= Banafsheh Zand-Bonazzi =

Iranian writer, film producer and activist (born 1961)

Banafsheh Zand-Bonazzi (بنفشه زند بونازی; born 1961) is an Iranian writer, film producer and human rights activist.

==Life==
Zand-Bonazzi was born in Tehran to journalist parents Siamak Pourzand and Mehrangiz Kar. She attended the American University of Paris as well as at the IDHEC, the Institute for the Advanced Cinematographic Studies. In 1982, she went to the United States and continued her studies at the University of Maryland, Baltimore County. She studied film and art history as well as linguistics and semiotics.

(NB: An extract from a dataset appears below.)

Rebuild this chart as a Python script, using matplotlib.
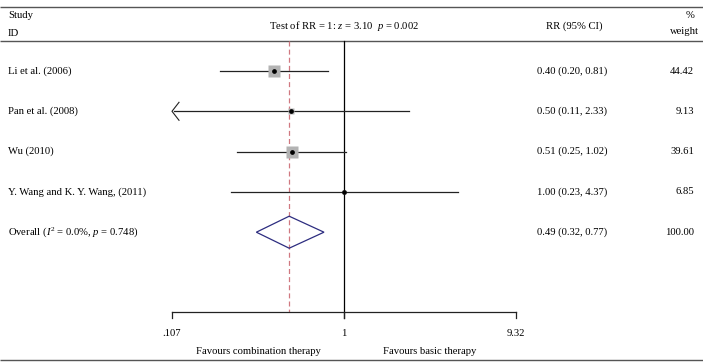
import numpy as np
import matplotlib
matplotlib.use("Agg")
import matplotlib.pyplot as plt
from matplotlib.patches import Polygon

plt.rcParams['font.family'] = ['Liberation Serif', 'DejaVu Serif']
plt.rcParams['mathtext.fontset'] = 'custom'
plt.rcParams['mathtext.rm'] = 'Liberation Serif'
plt.rcParams['mathtext.it'] = 'Liberation Serif:italic'

# ---- data ----
studies = ["Li et al. (2006)", "Pan et al. (2008)", "Wu (2010)", "Y. Wang and K. Y. Wang, (2011)"]
rr = [0.40, 0.50, 0.51, 1.00]
ci_lo = [0.20, 0.11, 0.25, 0.23]
ci_hi = [0.81, 2.33, 1.02, 4.37]
weights = [44.42, 9.13, 39.61, 6.85]
overall_label = "Overall ($I^2$ = 0.0%, $p$ = 0.748)"
overall_rr = 0.49
overall_lo = 0.32
overall_hi = 0.77
overall_weight = 100.00
x_ticks = [0.107, 1, 9.32]
x_ticklabels = [".107", "1", "9.32"]
test_label = "Test of RR = 1: $z$ = 3.10  $p$ = 0.002"
axis_min, axis_max = 0.107, 9.32

W, H = 703, 362
fig = plt.figure(figsize=(W / 100, H / 100), dpi=100)
ax = fig.add_axes([0, 0, 1, 1])
ax.set_axis_off()
ax.set_xscale('log')

# layout: map axis_min -> px 172, axis_max -> px 516
px_lo, px_hi = 172, 516
ppl = (px_hi - px_lo) / (np.log(axis_max) - np.log(axis_min))
ax.set_xlim(np.exp(np.log(axis_min) - px_lo / ppl), np.exp(np.log(axis_max) + (W - px_hi) / ppl))
row0, rowstep = 71, 40.3
ax.set_ylim((H - row0) / rowstep, -row0 / rowstep)

def ypx(p):
    return (p - row0) / rowstep

def ftxt(x, y, s, **kw):
    fig.text(x / W, 1 - y / H, s, **kw)

fs = 7.7
line_col = '#555555'

# header lines
for yy in (7, 41, 359.5):
    ax.plot([ax.get_xlim()[0], ax.get_xlim()[1]], [ypx(yy)] * 2, color=line_col, lw=1.0, solid_capstyle='butt')

# headers
ftxt(8, 15, "Study", fontsize=fs, va='center')
ftxt(8, 33, "ID", fontsize=fs, va='center')
ftxt(344, 26, test_label, fontsize=fs, va='center', ha='center')
ftxt(574, 26, "RR (95% CI)", fontsize=fs, va='center', ha='center')
ftxt(690, 15, "%", fontsize=fs, va='center', ha='center')
ftxt(684, 32, "weight", fontsize=fs, va='center', ha='center')

# reference lines
ax.plot([1, 1], [ypx(41), ypx(318)], color='black', lw=0.9)
ax.plot([overall_rr, overall_rr], [ypx(41), ypx(312)], color='#d07880', lw=0.9, dashes=(4, 2.5))

# studies
for i, (s, r, lo, hi, w) in enumerate(zip(studies, rr, ci_lo, ci_hi, weights)):
    left = max(lo, axis_min)
    ax.plot([left, hi], [i, i], color='#222222', lw=0.9, zorder=2)
    if lo <= axis_min * 1.05:
        # arrow at left end
        arr_dx = 7 / ppl
        arr_dy = 9 / rowstep
        ax.plot([np.exp(np.log(axis_min) + arr_dx), axis_min, np.exp(np.log(axis_min) + arr_dx)],
                [i - arr_dy, i, i + arr_dy], color='#222222', lw=0.8, zorder=2)
    ax.plot([r], [i], marker='s', ms=1.3 * np.sqrt(w), color='#b3b3b3', mec='none', zorder=3, ls='none')
    ax.plot([r], [i], marker='o', ms=2.4, color='black', zorder=4, ls='none')
    ftxt(8, row0 + i * rowstep, s, fontsize=fs, va='center')
    ftxt(537, row0 + i * rowstep, f"{r:.2f} ({lo:.2f}, {hi:.2f})", fontsize=fs, va='center')
    ftxt(694, row0 + i * rowstep, f"{w:.2f}", fontsize=fs, va='center', ha='right')

# overall
io = len(studies)
hd = 16 / rowstep
diamond = Polygon([(overall_lo, io), (overall_rr, io - hd), (overall_hi, io), (overall_rr, io + hd)],
                  closed=True, fill=False, edgecolor='#2d2d80', lw=0.9, zorder=3)
ax.add_patch(diamond)
ftxt(8, row0 + io * rowstep, overall_label, fontsize=fs, va='center')
ftxt(537, row0 + io * rowstep, f"{overall_rr:.2f} ({overall_lo:.2f}, {overall_hi:.2f})", fontsize=fs, va='center')
ftxt(694, row0 + io * rowstep, f"{overall_weight:.2f}", fontsize=fs, va='center', ha='right')

# bottom axis
ay = ypx(312)
ax.plot([axis_min, axis_max], [ay, ay], color='#222222', lw=0.9)
for t, tl in zip(x_ticks, x_ticklabels):
    ax.plot([t, t], [ay, ypx(318)], color='#222222', lw=0.9)
    ax.text(t, ypx(333), tl, fontsize=fs, ha='center', va='center')
ax.text(np.sqrt(axis_min * 1), ypx(351), "Favours combination therapy", fontsize=fs, ha='center', va='center')
ax.text(np.sqrt(axis_max * 1), ypx(351), "Favours basic therapy", fontsize=fs, ha='center', va='center')

fig.savefig("out.png", dpi=100)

In 1993, Banafsheh returned to the world of TV production, as a freelance line producer of documentary films.

In 2001, her father, Siamak Pourzand, became a political prisoner in Iran. He committed suicide in 2011, in what Zand said was a protest against the government.

Banafsheh regularly writes for National Review, Defense & Foreign Affairs and FrontPage Magazine. She is a regular commentator on Iranian politics on the John Batchelor Show and has appeared on C-SPAN's Washington Journal and Voice of America TV, and Fox TV with Eric Shawn.

Banafsheh is also the editor of the English department of the website Iran Press News. She also edits Iranian news service, Planet-Iran.com.

==Activism==
Zand-Bonazzi is a member of the board of advisers of the International Free Press Society. In 2007, she helped organize in the St Petersburg (Florida) Secular Islam Summit, which she addressed along with other thinkers and reformers of Islam such as Ayaan Hirsi Ali, Wafa Sultan and Irshad Manji. The group released the St Petersburg Declaration which urges world governments to, among other things, reject Sharia law, fatwa courts, clerical rule, and state-sanctioned religion in all their forms; oppose all penalties for blasphemy and apostasy, which the signers believe to be in accordance with Article 18 of the Universal Declaration of Human Rights.

==Works/Publications==
- Hassan Rouhani, In His Own Words
- From Bogota to Tehran
- Who Is Hassan Rouhani?
- Laundering Khatemi
- The Iran Regime's Tehran-DC Fantasy Flight
- Hassan Rouhani to Again Take Over as Nuclear Negotiator
- Iran & Russia to Hold Joint Naval Maneuvers in Caspian Sea
- Academy of Motion Picture Arts & Sciences Champions Iranian Dissident Filmmaker Jafar Panahi

== Litigation against Iran in the United States ==
In 2019, Banafsheh Zand and Mr. Pourzand's wife Mehrangiz Kar, and his U.S. citizen daughter, Azadeh Pourzand filed a complaint against Islamic Republic of Iran and IRGC for torturing, hostage taking, and extrajudicial killing of Mr. Pourzand under FSIA. On September 30, 2022, Judge John Bates ordered that Iran is liable for torturing and hostage taking of Mr. Pourzand. The Court awarded compensatory damages totaling, with prejudgment interest, $17,403,063.01 for Plaintiffs. The Court will also award punitive damages of $17,403,063.01. Plaintiffs’ total award is $34,806,126.02. Ali Herischi was the attorney for Plaintiffs.